为了解决使用了Miniconda的python环境,导致vscode自带的运行环境找不到dashscope出错的问题;
- 按下
Cmd+Shift+P
,输入并选择Python: Select Interpreter
。 - 选择你用 miniconda 安装 dashscope 的那个环境(比如
miniconda3/envs/xxx
)。 - 右下角状态栏会显示当前环境。
- 验证:which python
Gummy-ASR
实时识别
一句话识别
官方demo,未修改;
原理:程序启动时,会开始录音;录音结束判停:经过查看代码,和日志查看,由云端判定的),一分钟音频是上限。
# For prerequisites running the following sample, visit https://help.aliyun.com/document_detail/xxxxx.html
# 一句话识别能够对一分钟内的语音数据流(无论是从外部设备如麦克风获取的音频流,还是从本地文件读取的音频流)进行识别并流式返回结果。
import pyaudio
import dashscope
from dashscope.audio.asr import *
# 若没有将API Key配置到环境变量中,需将your-api-key替换为自己的API Key
# dashscope.api_key = "your-api-key"
mic = None
stream = None
class Callback(TranslationRecognizerCallback):
def on_open(self) -> None:
global mic
global stream
print("TranslationRecognizerCallback open.")
mic = pyaudio.PyAudio()
stream = mic.open(
format=pyaudio.paInt16, channels=1, rate=16000, input=True
)
def on_close(self) -> None:
global mic
global stream
print("TranslationRecognizerCallback close.")
stream.stop_stream()
stream.close()
mic.terminate()
stream = None
mic = None
def on_event(
self,
request_id,
transcription_result: TranscriptionResult,
translation_result: TranslationResult,
usage,
) -> None:
print("request id: ", request_id)
print("usage: ", usage)
if translation_result is not None:
print(
"translation_languages: ",
translation_result.get_language_list(),
)
english_translation = translation_result.get_translation("en")
print("sentence id: ", english_translation.sentence_id)

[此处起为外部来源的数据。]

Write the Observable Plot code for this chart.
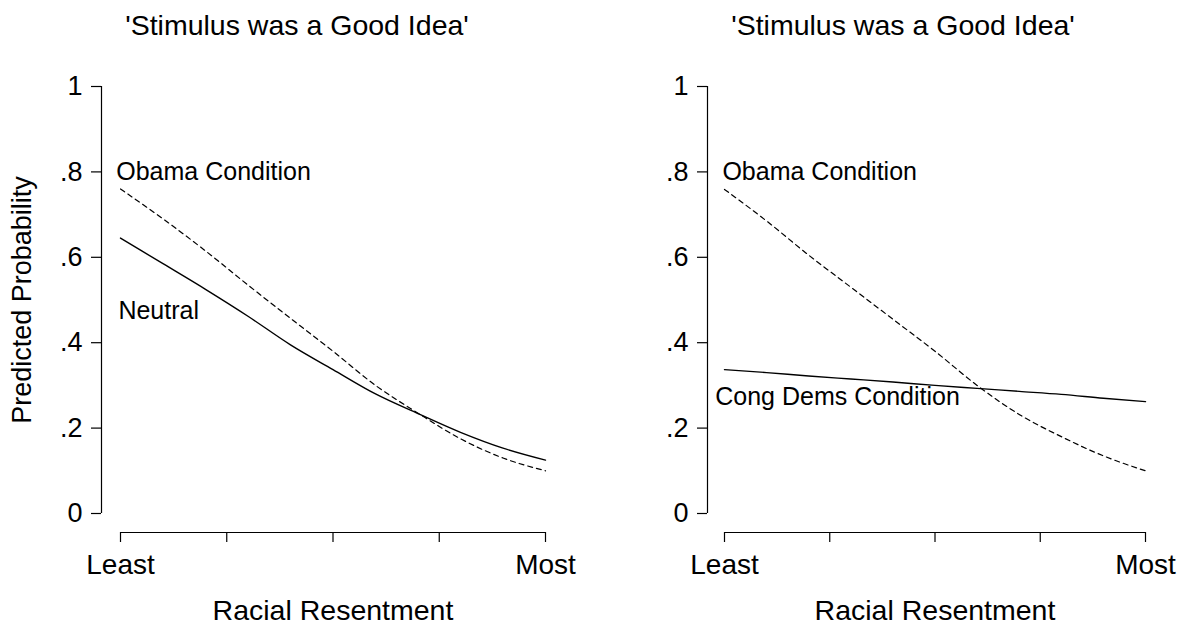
<!DOCTYPE html>
<html>
<head>
<meta charset="utf-8">
<script src="https://cdn.jsdelivr.net/npm/d3@7"></script>
<script src="https://cdn.jsdelivr.net/npm/@observablehq/plot@0.6"></script>
<style>
  html, body { margin: 0; padding: 0; background: white; }
  #row { display: flex; flex-direction: row; width: 1189px; height: 628px; }
</style>
</head>
<body>
<div id="row"></div>
<script>
const title = "'Stimulus was a Good Idea'";
const xTitle = "Racial Resentment";
const yTitle = "Predicted Probability";
const xTicks = [0, 0.25, 0.5, 0.75, 1];
const xTickLabels = ["Least", "", "", "", "Most"];
const yTicks = [0, 0.2, 0.4, 0.6, 0.8, 1];
const yTickLabels = ["0", ".2", ".4", ".6", ".8", "1"];

const resentment = [0, 0.1, 0.2, 0.3, 0.4, 0.5, 0.6, 0.7, 0.8, 0.9, 1];
const leftObama   = [0.760, 0.690, 0.615, 0.535, 0.457, 0.380, 0.300, 0.235, 0.175, 0.130, 0.100];
const leftNeutral = [0.645, 0.585, 0.525, 0.462, 0.395, 0.337, 0.280, 0.234, 0.190, 0.153, 0.125];
const rightObama    = [0.759, 0.685, 0.605, 0.530, 0.455, 0.380, 0.300, 0.232, 0.180, 0.135, 0.100];
const rightCongDems = [0.337, 0.330, 0.322, 0.315, 0.308, 0.300, 0.293, 0.286, 0.279, 0.270, 0.262];

const leftLabels = [
  {text: "Obama Condition", x: -0.01, y: 0.8},
  {text: "Neutral", x: -0.005, y: 0.475}
];
const rightLabels = [
  {text: "Obama Condition", x: -0.005, y: 0.8},
  {text: "Cong Dems Condition", x: -0.022, y: 0.274}
];

const fontFamily = "'Liberation Sans', Arial, Helvetica, sans-serif";
const fmtX = d => xTickLabels[xTicks.indexOf(d)];
const fmtY = d => yTickLabels[yTicks.findIndex(t => Math.abs(t - d) < 1e-9)];

function toRows(xs, ys) { return xs.map((x, i) => ({x, y: ys[i]})); }

function panel({width, marginLeft, marginRight, axisOffset, solid, dashed, labels, showYTitle, titleDx}) {
  const marks = [
    Plot.ruleX([0], {y1: 0, y2: 1, dx: -axisOffset, stroke: "black", strokeWidth: 1.2}),
    Plot.ruleY([0], {x1: 0, x2: 1, dy: 19, stroke: "black", strokeWidth: 1.2}),
    Plot.axisY(yTicks, {tickFormat: fmtY, tickSize: 10, tickPadding: 9, dx: -axisOffset, fontSize: 27, label: null, stroke: "black", strokeWidth: 1.2}),
    Plot.axisX(xTicks, {tickFormat: fmtX, tickSize: 10, tickPadding: 12, dy: 19, fontSize: 28, label: null, stroke: "black", strokeWidth: 1.2}),
    Plot.text([xTitle], {frameAnchor: "bottom", lineAnchor: "middle", dy: 97, fontSize: 28.5}),
    Plot.text([title], {frameAnchor: "top", lineAnchor: "middle", dy: -61, dx: titleDx, fontSize: 28.5}),
    Plot.line(toRows(resentment, dashed), {x: "x", y: "y", stroke: "black", strokeWidth: 1.2, strokeDasharray: "5,4", curve: "monotone-x"}),
    Plot.line(toRows(resentment, solid), {x: "x", y: "y", stroke: "black", strokeWidth: 1.4, curve: "monotone-x"}),
    Plot.text(labels, {x: "x", y: "y", text: "text", textAnchor: "start", lineAnchor: "middle", fontSize: 25})
  ];
  if (showYTitle) {
    marks.push(Plot.text([yTitle], {frameAnchor: "left", textAnchor: "middle", rotate: -90, dx: -98, fontSize: 27}));
  }
  return Plot.plot({
    width, height: 628,
    marginTop: 86, marginBottom: 115, marginLeft, marginRight,
    x: {domain: [0, 1]},
    y: {domain: [0, 1]},
    style: {fontFamily, color: "black", background: "white", overflow: "visible"},
    marks
  });
}

const row = document.getElementById("row");
row.append(panel({width: 594, marginLeft: 120, marginRight: 49, axisOffset: 19,
  solid: leftNeutral, dashed: leftObama, labels: leftLabels, showYTitle: true, titleDx: -36}));
row.append(panel({width: 595, marginLeft: 130, marginRight: 44, axisOffset: 17,
  solid: rightCongDems, dashed: rightObama, labels: rightLabels, showYTitle: false, titleDx: -32}));
</script>
</body>
</html>
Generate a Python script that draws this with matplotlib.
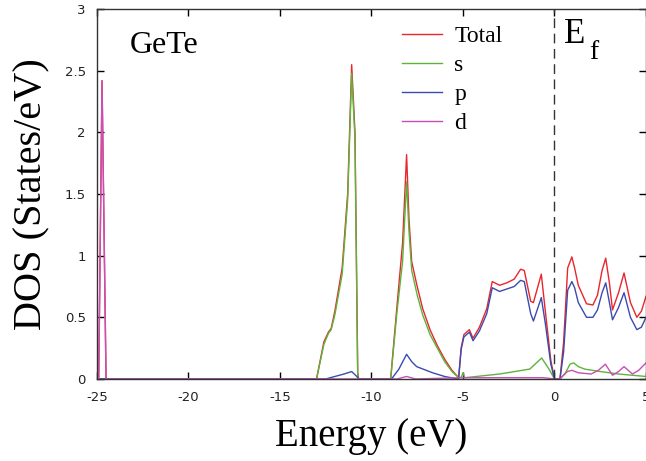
import numpy as np
import matplotlib
matplotlib.use("Agg")
import matplotlib.pyplot as plt

## Daten
e_total = [-24.9, -24.72, -24.5, -13.0, -12.6, -12.35, -12.2, -12.0, -11.6, -11.3, -11.08, -10.9, -10.75, -10.7,
           -8.95, -8.6, -8.3, -8.08, -7.95, -7.8, -7.5, -7.2, -6.8, -6.4, -6.0, -5.6, -5.3, -5.24,
           -5.1, -4.95, -4.65, -4.45, -4.1, -3.7, -3.4, -3.0, -2.6, -2.2, -1.85, -1.65, -1.3, -1.15,
           -0.72, -0.5, -0.2, 0.0, 0.3, 0.5, 0.72, 0.95, 1.1, 1.3, 1.75, 2.1, 2.35, 2.6, 2.8, 3.0, 3.17,
           3.5, 3.8, 4.15, 4.5, 4.75, 5.0]
dos_total = [0.0, 2.42, 0.0, 0.0, 0.3, 0.38, 0.41, 0.55, 0.9, 1.5, 2.55, 2.0, 0.05, 0.0,
             0.0, 0.6, 1.1, 1.82, 1.3, 0.95, 0.75, 0.57, 0.40, 0.27, 0.16, 0.07, 0.02, 0.0,
             0.25, 0.36, 0.40, 0.33, 0.42, 0.57, 0.79, 0.76, 0.78, 0.81, 0.89, 0.88, 0.63, 0.62,
             0.85, 0.55, 0.15, 0.0, 0.0, 0.3, 0.9, 0.99, 0.9, 0.76, 0.61, 0.60, 0.68, 0.88, 0.98, 0.78, 0.56,
             0.70, 0.86, 0.62, 0.5, 0.55, 0.67]

e_s = [-25.0, -13.0, -12.6, -12.35, -12.2, -12.0, -11.6, -11.3, -11.08, -10.9, -10.75, -10.7,
       -8.95, -8.6, -8.3, -8.08, -7.95, -7.8, -7.5, -7.2, -6.8, -6.4, -6.0, -5.6, -5.3, -5.1,
       -5.0, -4.9, -3.0, -1.35, -0.7, -0.3, 0.0, 0.3, 0.6, 0.85, 1.05, 1.3, 1.65, 2.5, 3.5, 5.0]
dos_s = [0.0, 0.0, 0.28, 0.37, 0.40, 0.52, 0.85, 1.45, 2.48, 1.95, 0.02, 0.0,
         0.0, 0.55, 0.95, 1.6, 1.2, 0.88, 0.68, 0.52, 0.36, 0.25, 0.14, 0.06, 0.02, 0.01,
         0.05, 0.01, 0.04, 0.08, 0.17, 0.08, 0.0, 0.0, 0.05, 0.12, 0.13, 0.10, 0.08, 0.06, 0.04, 0.02]

e_p = [-25.0, -12.5, -12.0, -11.5, -11.08, -10.8, -10.7, -8.9, -8.5, -8.08, -7.8, -7.53, -6.66, -6.0, -5.3, -5.24,
       -5.1, -4.95, -4.65, -4.45, -4.1, -3.7, -3.4, -3.0, -2.6, -2.2, -1.85, -1.65, -1.3, -1.15,
       -0.72, -0.5, -0.2, 0.0, 0.3, 0.5, 0.72, 0.95, 1.1, 1.3, 1.75, 2.1, 2.35, 2.6, 2.8, 3.0, 3.17,
       3.5, 3.8, 4.15, 4.5, 4.75, 5.0]
dos_p = [0.0, 0.0, 0.02, 0.04, 0.06, 0.02, 0.0, 0.0, 0.08, 0.2, 0.14, 0.1, 0.05, 0.02, 0.0, 0.0,
         0.24, 0.34, 0.38, 0.31, 0.39, 0.53, 0.74, 0.71, 0.73, 0.75, 0.80, 0.79, 0.53, 0.47,
         0.66, 0.45, 0.12, 0.0, 0.0, 0.22, 0.72, 0.79, 0.74, 0.62, 0.50, 0.50, 0.56, 0.70, 0.78, 0.62, 0.48,
         0.58, 0.70, 0.50, 0.40, 0.42, 0.50]

e_d = [-24.9, -24.72, -24.5, -8.6, -8.08, -7.6, -5.0, -0.6, 0.0, 0.3, 0.7, 0.95, 1.3, 2.0, 2.4, 2.78,
       3.17, 3.5, 3.8, 4.26, 4.6, 5.0]
dos_d = [0.0, 2.42, 0.0, 0.0, 0.02, 0.0, 0.01, 0.01, 0.0, 0.0, 0.06, 0.07, 0.05, 0.04, 0.07, 0.12,
         0.03, 0.06, 0.10, 0.04, 0.07, 0.13]

xticks = [-25, -20, -15, -10, -5, 0, 5]
yticks = [0, 0.5, 1, 1.5, 2, 2.5, 3]

## Plotten
serif = ['Liberation Serif', 'DejaVu Serif']
fig = plt.figure(figsize=(6.46, 4.61), dpi=100)
ax = fig.add_axes([0.150, 0.178, 0.850, 0.802])

ax.plot(e_total, dos_total, c='#e8262c', lw=1.0, label='Total')
ax.plot(e_s, dos_s, c='#5cb53a', lw=1.0, label='s')
ax.plot(e_p, dos_p, c='#3a4bb0', lw=1.0, label='p')
ax.plot(e_d, dos_d, c='#c64fb8', lw=1.0, label='d')
ax.axvline(0, c='#333333', lw=1.0, linestyle=(0, (7, 4)))

ax.set_xlim([-25, 5])
ax.set_ylim([0, 3])
ax.set_xticks(xticks)
ax.set_yticks(yticks)
ax.set_xticklabels([str(t) for t in xticks])
ax.set_yticklabels(['0', '0.5', '1', '1.5', '2', '2.5', '3'])
ax.tick_params(direction='in', length=5, width=1, top=True, right=True,
               labelsize=9.5, labelcolor='#222222')
ax.tick_params(axis='x', pad=9)
ax.tick_params(axis='y', pad=8)
for sp in ax.spines.values():
    sp.set_linewidth(1.0)
    sp.set_color('#333333')

ax.set_xlabel('Energy (eV)', family=serif, fontsize=28, labelpad=10)
ax.set_ylabel('DOS (States/eV)', family=serif, fontsize=29, labelpad=10)

ax.text(0.060, 0.881, 'GeTe', transform=ax.transAxes, family=serif, fontsize=23, va='baseline')
ax.text(0.851, 0.908, 'E', transform=ax.transAxes, family=serif, fontsize=25, va='baseline')
ax.text(0.896, 0.865, 'f', transform=ax.transAxes, family=serif, fontsize=20, va='baseline')

leg = ax.legend(loc='upper left', bbox_to_anchor=(0.556, 0.955), frameon=False,
                prop={'family': serif, 'size': 17}, handlelength=1.7,
                handletextpad=0.5, labelspacing=0.31, borderaxespad=0.0, borderpad=0.0)

fig.savefig('out.png', dpi=100)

print("translate to english: ", english_translation.text)
if english_translation.vad_pre_end:
print("vad pre end {}, {}, {}".format(transcription_result.pre_end_start_time, transcription_result.pre_end_end_time, transcription_result.pre_end_timemillis))
if transcription_result is not None:
print("sentence id: ", transcription_result.sentence_id)

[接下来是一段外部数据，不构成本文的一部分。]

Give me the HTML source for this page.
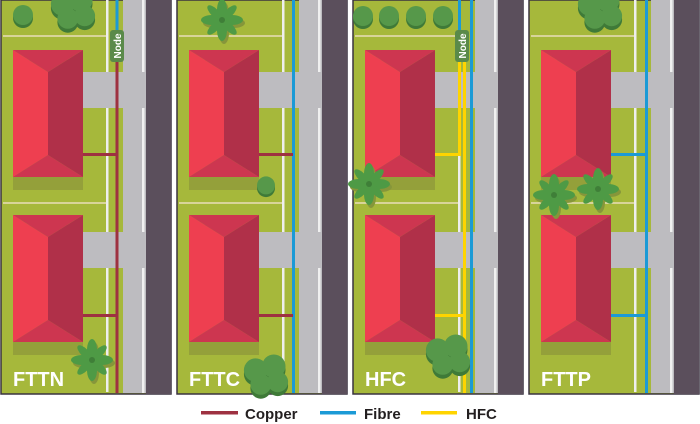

print("transcription: ", transcription_result.text)
callback = Callback()
translator = TranslationRecognizerChat(
model="gummy-chat-v1",
format="pcm",
sample_rate=16000,
transcription_enabled=True,
translation_enabled=True,
translation_target_languages=["en"],
callback=callback,
)
translator.start()
print("请您通过麦克风讲话体验一句话语音识别和翻译功能")
while True:
if stream:
data = stream.read(3200, exception_on_overflow=False)
if not translator.send_audio_frame(data):
print("sentence end, stop sending")
break
else:
break
translator.stop()
Qwen-TTS
非实时TTS
修复了tts请求时,response出错的情况(比如API_KEY不对)
import os
import requests
import dashscope
text = "那我来给大家推荐一款T恤,这款呢真的是超级好看,这个颜色呢很显气质,而且呢也是搭配的绝佳单品,大家可以闭眼入,真的是非常好看,对身材的包容性也很好,不管啥身材的宝宝呢,穿上去都是很好看的。推荐宝宝们下单哦。"

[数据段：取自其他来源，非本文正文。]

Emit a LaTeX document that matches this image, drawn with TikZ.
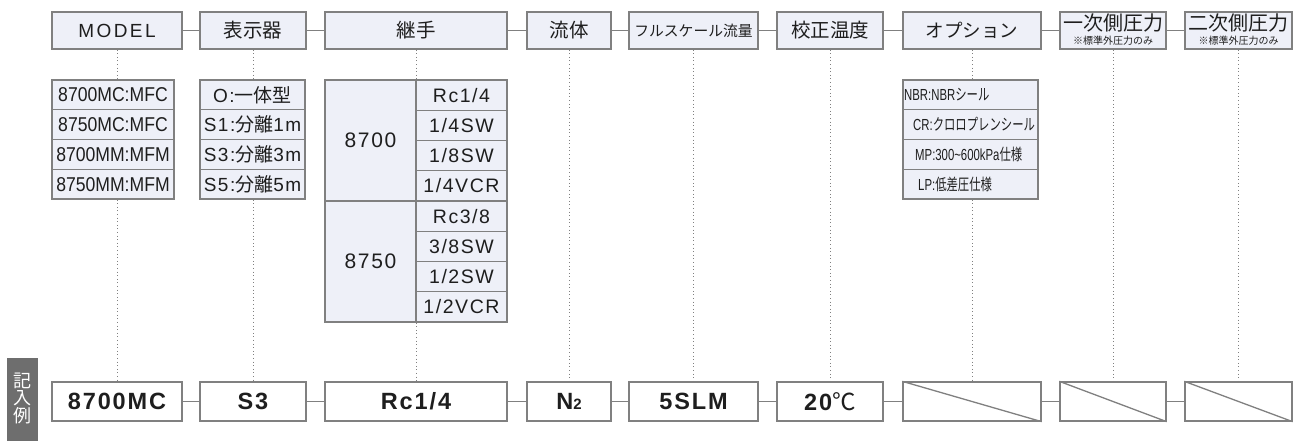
\documentclass[tikz,border=0pt]{standalone}
\usepackage{fontspec}
\usepackage{graphicx}
\setmainfont{Liberation Sans}
\newfontfamily\jp{Noto Sans CJK JP}
\newfontfamily\wide[LetterSpace=8]{Liberation Sans}
\newfontfamily\wider[LetterSpace=13]{Liberation Sans}
\newcommand\myfs[1]{\fontsize{#1}{#1}\selectfont}
\definecolor{hdrfill}{RGB}{238,240,248}
\definecolor{bord}{RGB}{128,128,128}
\definecolor{txt}{RGB}{30,30,30}
\definecolor{barc}{RGB}{110,110,110}
\tikzset{
 hdr/.style={draw=bord, line width=1.3pt, fill=hdrfill, minimum height=37, inner sep=0, text=txt},
 lst/.style={draw=bord, line width=1.1pt, fill=hdrfill, inner sep=0, text=txt},
 ex/.style={draw=bord, line width=1.3pt, fill=white, minimum height=39, inner sep=0, text=txt},
 link/.style={draw=bord, line width=1pt},
 dots/.style={draw=bord, line width=0.9pt, dash pattern=on 1pt off 2.6pt},
 lbl/.style={inner sep=0, text=txt},
}
\begin{document}
\begin{tikzpicture}[x=1pt,y=-1pt]
\useasboundingbox (0,0) rectangle (1299,441);
% header
\node[hdr,minimum width=130] (hA) at (117,30.5) {\wider\myfs{19}MODEL};
\node[hdr,minimum width=106] (hB) at (253,30.5) {\jp\myfs{19.5}表示器};
\node[hdr,minimum width=182] (hC) at (416,30.5) {\jp\myfs{19.5}継手};
\node[hdr,minimum width=84] (hD) at (569,30.5) {\jp\myfs{19.5}流体};
\node[hdr,minimum width=129] (hE) at (693.5,30.5) {\jp\myfs{14.8}フルスケール流量};
\node[hdr,minimum width=106] (hF) at (830,30.5) {\jp\myfs{19.5}校正温度};
\node[hdr,minimum width=138] (hG) at (972,30.5) {\jp\myfs{18.5}オプション};
\node[hdr,minimum width=106] (hH) at (1113,30.5) {};
\node[hdr,minimum width=107] (hI) at (1238.5,30.5) {};
\node[lbl] (hHa) at (1113,23) {\jp\myfs{20}一次側圧力};
\node[lbl] (hHb) at (1113,40.5) {\jp\myfs{10}※標準外圧力のみ};
\node[lbl] (hIa) at (1238.5,23) {\jp\myfs{20}二次側圧力};
\node[lbl] (hIb) at (1238.5,40.5) {\jp\myfs{10}※標準外圧力のみ};
\foreach \a/\b in {hA/hB,hB/hC,hC/hD,hD/hE,hE/hF,hF/hG,hG/hH,hH/hI}
  \draw[link] (\a.east) -- (\b.west);
% MODEL list
\foreach \t [count=\i] in {8700MC:MFC,8750MC:MFC,8700MM:MFM,8750MM:MFM}
  \node[lst,minimum width=122,minimum height=29.75] (lA\i) at (113,{80+14.875+29.75*(\i-1)}) {\myfs{20}\scalebox{0.88}[1]{\t}};
% display list
\foreach \t [count=\i] in {{O:{\jp 一体型}},{S1:{\jp 分離}1m},{S3:{\jp 分離}3m},{S5:{\jp 分離}5m}}
  \node[lst,minimum width=105,minimum height=29.75] (lB\i) at (252.5,{80+14.875+29.75*(\i-1)}) {\wide\myfs{19}\t};
% joint list
\node[lst,minimum width=91,minimum height=121] (lC1) at (370.5,140.5) {\wide\myfs{21}8700};
\node[lst,minimum width=91,minimum height=121] (lC2) at (370.5,261.5) {\wide\myfs{21}8750};
\foreach \t [count=\i] in {Rc1/4,1/4SW,1/8SW,1/4VCR,Rc3/8,3/8SW,1/2SW,1/2VCR}
  \node[lst,minimum width=91,minimum height=30.25] (lR\i) at (461.5,{80+15.125+30.25*(\i-1)}) {\wide\myfs{19.5}\t};
% option list
\node[lst,minimum width=135,minimum height=29.75] (lG1) at (970.5,94.875) {};
\node[lst,minimum width=135,minimum height=29.75] (lG2) at (970.5,124.625) {};
\node[lst,minimum width=135,minimum height=29.75] (lG3) at (970.5,154.375) {};
\node[lst,minimum width=135,minimum height=29.75] (lG4) at (970.5,184.125) {};
\node[lbl,anchor=west] (tG1) at (904,94.875) {\myfs{16}\scalebox{0.71}[1]{NBR:NBR{\jp シール}}};
\node[lbl,anchor=west] (tG2) at (913,124.625) {\myfs{16}\scalebox{0.71}[1]{CR:{\jp クロロプレンシール}}};
\node[lbl,anchor=west] (tG3) at (915,154.375) {\myfs{16}\scalebox{0.71}[1]{MP:300\textasciitilde 600kPa{\jp 仕様}}};
\node[lbl,anchor=west] (tG4) at (918,184.125) {\myfs{16}\scalebox{0.71}[1]{LP:{\jp 低差圧仕様}}};
% bottom example row
\fill[barc] (7,358) rectangle (38,441);
\node[lbl,text=white] (k1) at (22.5,380.5) {\jp\myfs{18}記};
\node[lbl,text=white] (k2) at (22.5,398.5) {\jp\myfs{18}入};
\node[lbl,text=white] (k3) at (22.5,415.5) {\jp\myfs{18}例};
\node[ex,minimum width=130] (bA) at (117,401.5) {\wide\bfseries\myfs{23.5}8700MC};
\node[ex,minimum width=106] (bB) at (253,401.5) {\wide\bfseries\myfs{23.5}S3};
\node[ex,minimum width=182] (bC) at (416,401.5) {\wide\bfseries\myfs{23.5}Rc1/4};
\node[ex,minimum width=84] (bD) at (569,401.5) {\wide\bfseries\myfs{23.5}N{\myfs{15}2}};
\node[ex,minimum width=129] (bE) at (693.5,401.5) {\wide\bfseries\myfs{23.5}5SLM};
\node[ex,minimum width=106] (bF) at (830,401.5) {\wide\bfseries\myfs{23.5}20{\jp\mdseries ℃}};
\node[ex,minimum width=138] (bG) at (972,401.5) {};
\node[ex,minimum width=106] (bH) at (1113,401.5) {};
\node[ex,minimum width=107] (bI) at (1238.5,401.5) {};
\foreach \a/\b in {bA/bB,bB/bC,bC/bD,bD/bE,bE/bF,bF/bG,bG/bH,bH/bI}
  \draw[link] (\a.east) -- (\b.west);
\foreach \n in {bG,bH,bI}
  \draw[link,line width=1.3pt] (\n.north west) -- (\n.south east);
% dotted guides
\draw[dots] (hA.south) -- (hA.south |- lA1.north);
\draw[dots] (hA.south |- lA4.south) -- (bA.north);
\draw[dots] (hB.south) -- (hB.south |- lB1.north);
\draw[dots] (hB.south |- lB4.south) -- (bB.north);
\draw[dots] (hC.south) -- (hC.south |- lR1.north);
\draw[dots] (hC.south |- lR8.south) -- (bC.north);
\draw[dots] (hD.south) -- (bD.north);
\draw[dots] (hE.south) -- (bE.north);
\draw[dots] (hF.south) -- (bF.north);
\draw[dots] (hG.south) -- (hG.south |- lG1.north);
\draw[dots] (hG.south |- lG4.south) -- (bG.north);
\draw[dots] (hH.south) -- (bH.north);
\draw[dots] (hI.south) -- (bI.north);
\end{tikzpicture}
\end{document}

response = dashscope.audio.qwen_tts.SpeechSynthesizer.call(
model="qwen-tts",
api_key=os.getenv("DASHSCOPE_API_KEY"),
text=text,
voice="Cherry",
)
# ====== 开始检查 response 是否有效 ======
print(response)
if not hasattr(response, 'output') or response.output is None:
print("响应中没有 output 字段,请检查权限或模型是否开通")
exit()
if not hasattr(response.output, 'audio') or response.output.audio is None:
print("响应中没有 audio 数据,请检查返回内容")
exit()
if not hasattr(response.output.audio, 'url'):
print("响应中 audio 没有 url 字段,请检查返回结构")
exit()
# ====== 结束检查 response 是否有效 ======
audio_url = response.output.audio["url"]
save_path = "downloaded_audio.wav" # 自定义保存路径
try:
response = requests.get(audio_url)
response.raise_for_status() # 检查请求是否成功
with open(save_path, 'wb') as f:
f.write(response.content)
print(f"音频文件已保存至:{save_path}")
except Exception as e:
print(f"下载失败:{str(e)}")
问题1:pip install pyaudio失败
解决方案:
(1)先安装brew:/bin/bash -c "$(curl -fsSL https://raw.githubusercontent.com/Homebrew/install/HEAD/install.sh)",重启
(2)再安装brew install portaudio
(3)再安装pip install pyaudio
生成的TTS音频文件,放到了本地。适合音频生成离线播报场景,比如PPT。
不适合实时的语音交互,我们需要实时TTS。
实时TTS
按照官方demo跑就好。
我们把实时TTS封装成函数api,并提供了api测试demo;
函数封装代码:qwen_play_tts.py
# coding=utf-8
import os
import dashscope
import pyaudio
import time
import base64
import numpy as np
def qwen_play_tts(text, voice="Ethan", api_key=None):
"""
使用通义千问 TTS 进行流式语音合成并播放
:param text: 合成文本
:param voice: 发音人
:param api_key: Dashscope API Key(可选,默认读取环境变量)
"""
api_key = api_key or os.getenv("DASHSCOPE_API_KEY")
if not api_key:
raise ValueError("DASHSCOPE_API_KEY is not set.")
p = pyaudio.PyAudio()
stream = p.open(format=pyaudio.paInt16,
channels=1,
rate=24000,
output=True)
responses = dashscope.audio.qwen_tts.SpeechSynthesizer.call(
model="qwen-tts",
api_key=api_key,
text=text,
voice=voice,
stream=True
)
for chunk in responses:
audio_string = chunk["output"]["audio"]["data"]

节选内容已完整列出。